Loops are slow because loops type−check and dispatch functions per cycle.
Try to avoid them where can (e.g., using NumPy ufuncs, aggregations, broadcasting, etc.).
Create your own ufunc¶
You can vectorise any arbitrary Python function to a NumPy ufunc using np.vectorize.
Don’t worry about what this function does, just focus on the vectorisation bit.
import math
SQRT_2PI = np.float32((2.0 * math.pi)**0.5)
x = np.random.uniform(-3.0, 3.0, size=1_000_000)
mean = 0.0
sigma = 1.0
def my_function(x, mean, sigma):
'''Compute the value of a Gaussian probability density function at x with given mean and sigma.'''
return math.exp(-0.5 * ((x - mean) / sigma)**2.0) / (sigma * SQRT_2PI)

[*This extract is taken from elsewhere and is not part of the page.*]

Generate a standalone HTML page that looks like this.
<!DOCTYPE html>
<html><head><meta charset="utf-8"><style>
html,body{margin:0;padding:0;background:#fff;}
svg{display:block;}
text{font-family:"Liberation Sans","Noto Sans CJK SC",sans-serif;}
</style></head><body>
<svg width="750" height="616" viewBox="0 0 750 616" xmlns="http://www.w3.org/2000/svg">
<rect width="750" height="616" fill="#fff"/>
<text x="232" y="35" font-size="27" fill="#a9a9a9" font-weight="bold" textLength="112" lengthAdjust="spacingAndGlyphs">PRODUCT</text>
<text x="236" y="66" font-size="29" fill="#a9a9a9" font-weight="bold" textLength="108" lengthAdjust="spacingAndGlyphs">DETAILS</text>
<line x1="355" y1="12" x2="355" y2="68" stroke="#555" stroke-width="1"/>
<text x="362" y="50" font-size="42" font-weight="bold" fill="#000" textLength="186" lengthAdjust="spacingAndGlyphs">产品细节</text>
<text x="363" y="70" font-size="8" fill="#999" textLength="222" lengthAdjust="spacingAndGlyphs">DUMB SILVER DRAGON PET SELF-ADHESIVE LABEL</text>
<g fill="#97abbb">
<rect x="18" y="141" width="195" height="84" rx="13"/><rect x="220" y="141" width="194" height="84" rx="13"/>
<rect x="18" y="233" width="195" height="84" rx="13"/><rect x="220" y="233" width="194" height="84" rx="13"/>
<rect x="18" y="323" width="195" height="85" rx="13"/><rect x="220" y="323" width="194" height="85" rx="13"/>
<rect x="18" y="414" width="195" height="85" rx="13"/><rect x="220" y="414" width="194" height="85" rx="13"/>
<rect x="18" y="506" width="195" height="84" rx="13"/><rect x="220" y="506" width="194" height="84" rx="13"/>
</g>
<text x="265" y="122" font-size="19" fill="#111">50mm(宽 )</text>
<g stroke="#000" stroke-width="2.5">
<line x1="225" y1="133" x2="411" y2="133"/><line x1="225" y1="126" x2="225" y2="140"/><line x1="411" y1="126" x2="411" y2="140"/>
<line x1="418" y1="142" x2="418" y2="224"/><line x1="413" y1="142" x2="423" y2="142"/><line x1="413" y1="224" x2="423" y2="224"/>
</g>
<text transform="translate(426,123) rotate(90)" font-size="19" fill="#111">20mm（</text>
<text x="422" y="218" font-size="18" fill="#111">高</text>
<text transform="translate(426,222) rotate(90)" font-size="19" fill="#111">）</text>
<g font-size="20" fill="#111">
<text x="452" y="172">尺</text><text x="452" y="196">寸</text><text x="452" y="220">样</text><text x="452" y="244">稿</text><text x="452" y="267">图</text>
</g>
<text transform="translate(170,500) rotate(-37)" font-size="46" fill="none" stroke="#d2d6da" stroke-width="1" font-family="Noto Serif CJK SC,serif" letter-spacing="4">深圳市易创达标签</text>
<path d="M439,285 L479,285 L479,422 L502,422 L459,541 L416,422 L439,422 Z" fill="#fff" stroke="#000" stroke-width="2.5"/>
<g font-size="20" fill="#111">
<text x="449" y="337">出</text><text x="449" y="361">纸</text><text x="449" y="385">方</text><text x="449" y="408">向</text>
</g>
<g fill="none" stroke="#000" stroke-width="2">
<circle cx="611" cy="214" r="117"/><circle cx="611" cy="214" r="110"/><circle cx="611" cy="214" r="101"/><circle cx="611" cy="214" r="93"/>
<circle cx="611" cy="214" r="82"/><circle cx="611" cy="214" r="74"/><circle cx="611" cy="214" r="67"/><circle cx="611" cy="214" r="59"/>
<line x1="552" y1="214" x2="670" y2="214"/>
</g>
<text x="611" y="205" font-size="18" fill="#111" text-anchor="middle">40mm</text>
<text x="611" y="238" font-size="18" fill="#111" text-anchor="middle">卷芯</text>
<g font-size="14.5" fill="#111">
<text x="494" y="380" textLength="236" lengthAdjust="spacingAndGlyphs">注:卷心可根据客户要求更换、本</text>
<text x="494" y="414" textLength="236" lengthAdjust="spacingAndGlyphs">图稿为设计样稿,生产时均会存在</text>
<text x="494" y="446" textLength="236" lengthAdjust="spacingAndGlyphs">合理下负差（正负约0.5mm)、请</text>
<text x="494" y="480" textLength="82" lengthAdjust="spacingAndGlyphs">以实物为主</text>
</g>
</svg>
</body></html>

vectorized_function = np.vectorize(my_function)
%%timeit
vectorized_function(x, mean, sigma)
2.24 s ± 6.94 ms per loop (mean ± std. dev. of 7 runs, 1 loop each)
Question
Can you run the unvectorised my_function directly on the same inputs (i.e., all of x)?
Solution
No, a TypeError is returned.
As the function has not yet been vectorised, it cannot operate across arrays with more than 1 element.
To check that it does work for 1 element, you could try: my_function(x[0], mean, sigma).
Exercises¶
Exercise 1
What is broadcasting?
Solution
Broadcasting allows for operations with different shaped arrays.
Exercise 2
What is vectorisation?
Solution
Vectorisation allows the code to operate on multiple array elements at once, rather than looping through them one at a time.
Exercise 3
How would you replace the compute_reciprocals function below with a vectorised version?

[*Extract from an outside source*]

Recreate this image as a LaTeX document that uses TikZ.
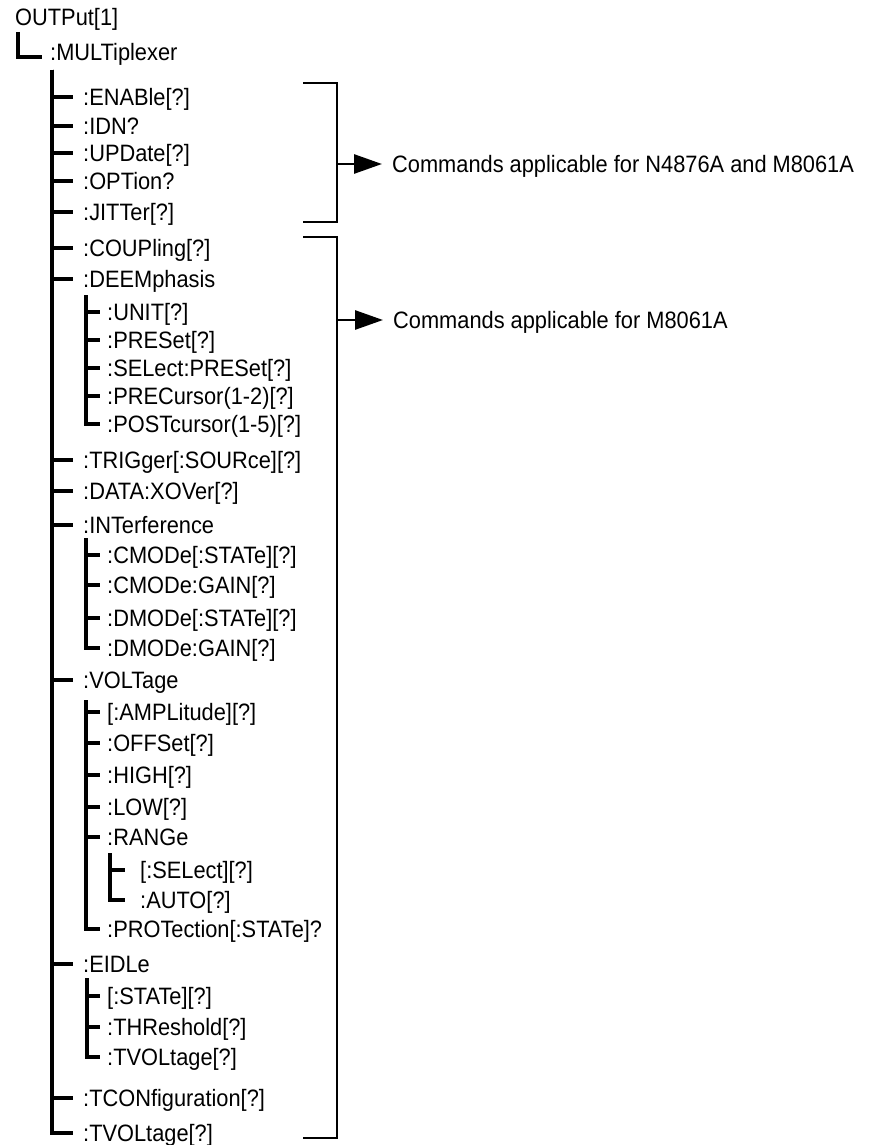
\documentclass[tikz,border=0pt]{standalone}
\usepackage{fontspec}
\setmainfont{Liberation Sans}[FakeStretch=0.92]
\usetikzlibrary{arrows.meta}

\tikzset{
  cmd/.style={anchor=west, inner sep=0pt, text height=17pt, text depth=0pt,
    font=\fontsize{23.7pt}{28pt}\selectfont},
  tree/.style={line width=3.3pt},
  brace/.style={line width=2.8pt},
  pointer/.style={line width=2.8pt, -{Triangle[length=28pt,width=19pt]}}
}

\begin{document}
\begin{tikzpicture}[x=1pt,y=-1pt]
\useasboundingbox (0,0) rectangle (868,1145);

% Root and multiplexer
\node[cmd] (root) at (15,17) {OUTPut[1]};
\node[cmd] (mux) at (50,52) {:MULTiplexer};
\draw[tree] ([xshift=3pt,yshift=-15pt]root.west) |- ([xshift=-8pt,yshift=-5pt]mux.west);

% Commands under :MULTiplexer
\coordinate (muxtrunk) at (52,70);
\foreach \nm/\y/\txt in {enable/97/{:ENABle[?]}, idn/126/{:IDN?}, update/153/{:UPDate[?]},
    option/181/{:OPTion?}, jitter/212/{:JITTer[?]}, coupling/248/{:COUPling[?]},
    deemph/279/{:DEEMphasis}, trigger/460/{:TRIGger[:SOURce][?]}, xover/491/{:DATA:XOVer[?]},
    interf/525/{:INTerference}, volt/680/{:VOLTage}, eidle/964/{:EIDLe},
    tconf/1098/{:TCONfiguration[?]}, tvolt/1133/{:TVOLtage[?]}} {
    \node[cmd] (\nm) at (83,\y) {\txt};
    \draw[tree] (muxtrunk) |- ([xshift=-10pt]\nm.west);
}

% :DEEMphasis
\coordinate (deemphtrunk) at ([xshift=3pt,yshift=-16pt]deemph.west);
\foreach \nm/\y/\txt in {unit/312/{:UNIT[?]}, preset/340/{:PRESet[?]}, selpreset/368/{:SELect:PRESet[?]},
    precursor/396/{:PRECursor(1-2)[?]}, postcursor/424/{:POSTcursor(1-5)[?]}} {
    \node[cmd] (\nm) at (107,\y) {\txt};
    \draw[tree] (deemphtrunk) |- ([xshift=-7pt]\nm.west);
}

% :INTerference
\coordinate (interftrunk) at ([xshift=3pt,yshift=-13pt]interf.west);
\foreach \nm/\y/\txt in {cmodestate/555/{:CMODe[:STATe][?]}, cmodegain/585/{:CMODe:GAIN[?]},
    dmodestate/618/{:DMODe[:STATe][?]}, dmodegain/648/{:DMODe:GAIN[?]}} {
    \node[cmd] (\nm) at (107,\y) {\txt};
    \draw[tree] (interftrunk) |- ([xshift=-7pt]\nm.west);
}

% :VOLTage
\coordinate (volttrunk) at ([xshift=3pt,yshift=-20pt]volt.west);
\foreach \nm/\y/\txt in {ampl/712/{[:AMPLitude][?]}, offset/743/{:OFFSet[?]}, high/775/{:HIGH[?]},
    low/807/{:LOW[?]}, range/837/{:RANGe}, protect/929/{:PROTection[:STATe]?}} {
    \node[cmd] (\nm) at (107,\y) {\txt};
    \draw[tree] (volttrunk) |- ([xshift=-7pt]\nm.west);
}

% :RANGe
\coordinate (rangetrunk) at ([xshift=3pt,yshift=-16pt]range.west);
\foreach \nm/\y/\txt in {rangesel/870/{[:SELect][?]}, rangeauto/900/{:AUTO[?]}} {
    \node[cmd] (\nm) at (140,\y) {\txt};
    \draw[tree] (rangetrunk) |- ([xshift=-15pt]\nm.west);
}

% :EIDLe
\coordinate (eidletrunk) at ([xshift=4pt,yshift=-14pt]eidle.west);
\foreach \nm/\y/\txt in {estate/996/{[:STATe][?]}, thresh/1027/{:THReshold[?]}, etvolt/1057/{:TVOLtage[?]}} {
    \node[cmd] (\nm) at (107,\y) {\txt};
    \draw[tree] (eidletrunk) |- ([xshift=-7pt]\nm.west);
}

% Brackets and notes
\draw[brace] (303,83) -| (337,222) -- (303,222);
\coordinate (brk1) at (337,164);
\node[cmd] (note1) at (392,164) {Commands applicable for N4876A and M8061A};
\draw[pointer] (brk1) -- ([xshift=-10pt]note1.west);

\draw[brace] (303,237) -| (337,1138) -- (303,1138);
\coordinate (brk2) at (337,320);
\node[cmd] (note2) at (393,320) {Commands applicable for M8061A};
\draw[pointer] (brk2) -- ([xshift=-10pt]note2.west);

\end{tikzpicture}
\end{document}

def compute_reciprocals(array):
"""
Divides 1 by an array of values.
"""
output = np.empty(len(array))
for i in range(len(array)):
output[i] = 1.0 / array[i]
return output
big_array = np.random.randint(1, 100, size=1_000_000)
%timeit compute_reciprocals(big_array)
1.87 s ± 2.38 ms per loop (mean ± std. dev. of 7 runs, 1 loop each)
Solution
You can either use the np.divide ufunc as follows:
%timeit np.divide(1.0, big_array)
1.29 ms ± 124 µs per loop (mean ± std. dev. of 7 runs, 1,000 loops each)

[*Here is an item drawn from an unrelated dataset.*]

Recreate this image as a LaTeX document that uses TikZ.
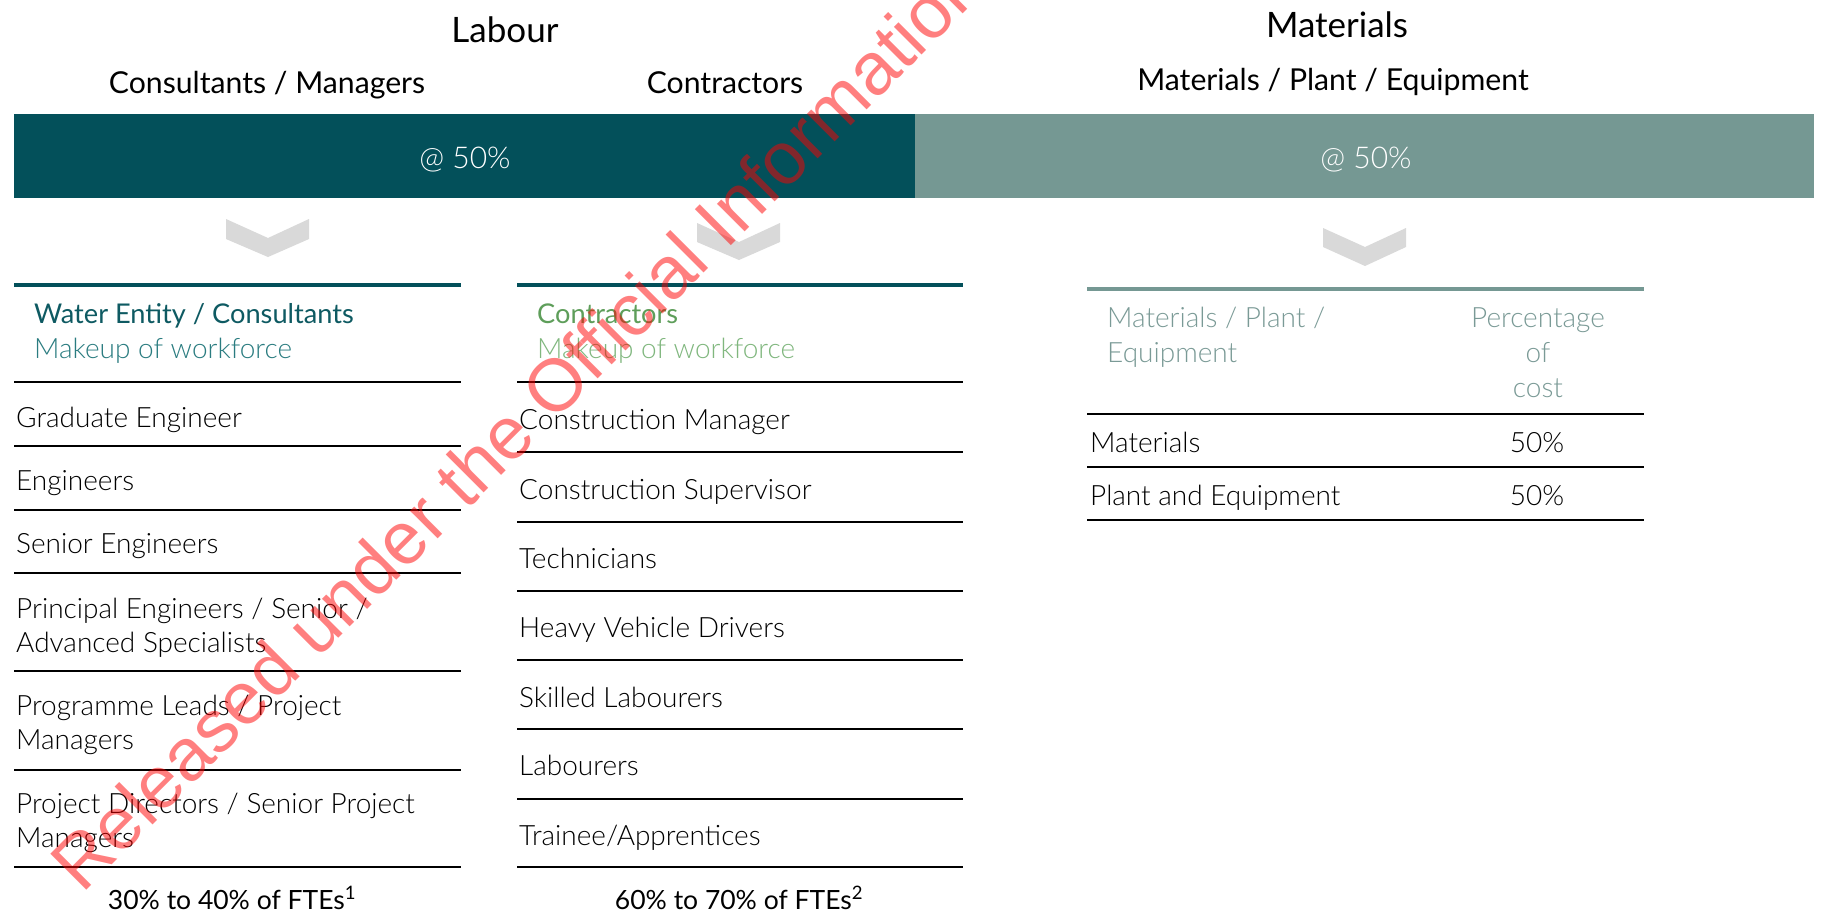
\documentclass[tikz,border=0pt]{standalone}
\usepackage{fontspec}
\setmainfont{Lato}
\newfontfamily\ltfont{Lato Light}
\newfontfamily\wmfont{Liberation Sans}
\definecolor{darkteal}{HTML}{03505A}
\definecolor{lightteal}{HTML}{759893}
\definecolor{hdrteal}{HTML}{0E5A62}
\definecolor{subteal}{HTML}{2A7C80}
\definecolor{hdrgreen}{HTML}{5E9E5A}
\definecolor{subgreen}{HTML}{80B77E}
\definecolor{mathdr}{HTML}{7A9A96}
\definecolor{chevgray}{HTML}{D9D9D9}
\newcommand\titlef{\fontsize{35}{42}\selectfont}
\newcommand\subtf{\fontsize{30.2}{36}\selectfont}
\newcommand\barf{\ltfont\fontsize{30}{36}\selectfont}
\newcommand\hdrf{\fontsize{27.2}{34}\selectfont}
\newcommand\hdrlf{\ltfont\fontsize{28}{34}\selectfont}
\newcommand\bodyf{\ltfont\fontsize{28}{34}\selectfont}
\newcommand\footf{\fontsize{26.5}{32}\selectfont}
\begin{document}
\begin{tikzpicture}[x=1pt,y=-1pt,
  txt/.style={inner sep=0pt, anchor=base west, font=\bodyf},
  ctxt/.style={inner sep=0pt, anchor=base},
  blk/.style={line width=2.6pt, black},
  tealrule/.style={line width=3.4pt, darkteal},
  lightrule/.style={line width=4pt, lightteal},
  chev/.style={fill=chevgray, draw=none},
  wm/.style={inner sep=0pt, anchor=base west, text=red, text opacity=0.5, font=\wmfont\fontsize{74}{80}\selectfont}]
\fill[white] (0,0) rectangle (1823,916);
\useasboundingbox (0,0) rectangle (1823,916);

% titles
\node[ctxt, font=\titlef] (labour) at (505,42) {Labour};
\node[ctxt, font=\subtf] (consman) at (267,93) {Consultants / Managers};
\node[ctxt, font=\subtf] (contr) at (725,93) {Contractors};
\node[ctxt, font=\titlef] (mat) at (1337,37) {Materials};
\node[ctxt, font=\subtf] (matpe) at (1333,90) {Materials / Plant / Equipment};

% bars
\fill[darkteal] (14,114) rectangle (915,198);
\fill[lightteal] (915,114) rectangle (1814,198);
\node[ctxt, font=\barf, text=white] (bar1) at (465,168) {@ 50\%};
\node[ctxt, font=\barf, text=white] (bar2) at (1366,168) {@ 50\%};

% chevrons
\fill[chev] (226,219) -- (268,238) -- (309,219) -- (309,239) -- (268,257) -- (226,239) -- cycle;
\fill[chev] (697,223) -- (739,242) -- (780,223) -- (780,242) -- (739,260) -- (697,242) -- cycle;
\fill[chev] (1323,228) -- (1365,247) -- (1406,228) -- (1406,247) -- (1365,266) -- (1323,247) -- cycle;

% table 1
\draw[tealrule] (14,285) -- (461,285);
\node[txt, font=\hdrf, text=hdrteal] (t1h) at (34,323) {Water Entity / Consultants};
\node[txt, font=\hdrlf, text=subteal] (t1s) at (34,358) {Makeup of workforce};
\foreach \y in {382,446,510,573,671,770,867} \draw[blk] (14,\y) -- (461,\y);
\node[txt] (a1) at (16,427) {Graduate Engineer};
\node[txt] (a2) at (16,490) {Engineers};
\node[txt] (a3) at (16,553) {Senior Engineers};
\node[txt] (a4a) at (16,618) {Principal Engineers / Senior /};
\node[txt] (a4b) at (16,652) {Advanced Specialists};
\node[txt] (a5a) at (16,715) {Programme Leads / Project};
\node[txt] (a5b) at (16,749) {Managers};
\node[txt] (a6a) at (16,813) {Project Directors / Senior Project};
\node[txt] (a6b) at (16,847) {Managers};
\node[ctxt, font=\footf] (f1) at (232,909) {30\% to 40\% of FTEs\textsuperscript{1}};

% table 2
\draw[tealrule] (517,285) -- (963,285);
\node[txt, font=\hdrf, text=hdrgreen] (t2h) at (537,323) {Contractors};
\node[txt, font=\hdrlf, text=subgreen] (t2s) at (537,358) {Makeup of workforce};
\foreach \y in {382,452,522,591,660,729,799,867} \draw[blk] (517,\y) -- (963,\y);
\node[txt] (b1) at (519,429) {Construction Manager};
\node[txt] (b2) at (519,499) {Construction Supervisor};
\node[txt] (b3) at (519,568) {Technicians};
\node[txt] (b4) at (519,637) {Heavy Vehicle Drivers};
\node[txt] (b5) at (519,707) {Skilled Labourers};
\node[txt] (b6) at (519,775) {Labourers};
\node[txt] (b7) at (519,845) {Trainee/Apprentices};
\node[ctxt, font=\footf] (f2) at (739,909) {60\% to 70\% of FTEs\textsuperscript{2}};

% table 3
\draw[lightrule] (1087,289) -- (1644,289);
\node[txt, font=\hdrlf, text=mathdr] (t3h1) at (1107,327) {Materials / Plant /};
\node[txt, font=\hdrlf, text=mathdr] (t3h2) at (1107,362) {Equipment};
\node[ctxt, font=\hdrlf, text=mathdr] (t3p1) at (1538,327) {Percentage};
\node[ctxt, font=\hdrlf, text=mathdr] (t3p2) at (1538,362) {of};
\node[ctxt, font=\hdrlf, text=mathdr] (t3p3) at (1538,397) {cost};
\foreach \y in {414,467,520} \draw[blk] (1087,\y) -- (1644,\y);
\node[txt] (c1) at (1090,452) {Materials};
\node[ctxt, font=\bodyf] (c1v) at (1537,452) {50\%};
\node[txt] (c2) at (1090,505) {Plant and Equipment};
\node[ctxt, font=\bodyf] (c2v) at (1537,505) {50\%};

% watermark
\begin{scope}
\clip (0,0) rectangle (1823,916);
\node[wm, rotate=45] (wmark) at (82,895) {Released under the Official Information};
\end{scope}
\end{tikzpicture}
\end{document}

Or you could just use /, which works on every element by overloading the operator (similar to broadcasting):
%timeit (1.0 / big_array)
1.19 ms ± 103 µs per loop (mean ± std. dev. of 7 runs, 1,000 loops each)
Exercise 4
Create your own vectorised ufunc that calculates the cube root of an array over all elements.
Hint
Here is an unvectorised version (i.e., it has a for loop):
def my_cube_root(array):
output = np.empty(len(array))
for i in range(len(array)):
output[i] = array[i] ** (1 / 3)
return output
%timeit my_cube_root(big_array)
1.77 s ± 152 ms per loop (mean ± std. dev. of 7 runs, 1 loop each)
Solution
Option 1:
You could use the np.vectorize decorator:
import math
from numpy import vectorize
@vectorize
def my_cube_root(array):
return math.pow(array, 1/3)
%timeit my_cube_root(big_array)
213 ms ± 33.1 ms per loop (mean ± std. dev. of 7 runs, 10 loops each)
Option 2:
You could overload the ** and / symbols:
def my_cube_root(array):
return array ** (1 / 3)
%timeit my_cube_root(big_array)
36 ms ± 864 µs per loop (mean ± std. dev. of 7 runs, 10 loops each)
Option 3:
You could use the optimised ufuncs from NumPy or SciPy (recommended):
%timeit np.cbrt(big_array)
13.9 ms ± 1.51 ms per loop (mean ± std. dev. of 7 runs, 100 loops each)
from scipy.special import cbrt
%timeit cbrt(big_array)
18.9 ms ± 1.9 ms per loop (mean ± std. dev. of 7 runs, 100 loops each)
Key Points¶
Important
Take advantage of broadcasting for different shaped arrays.
Use vectorised functions where you can e.g., NumPy ufuncs.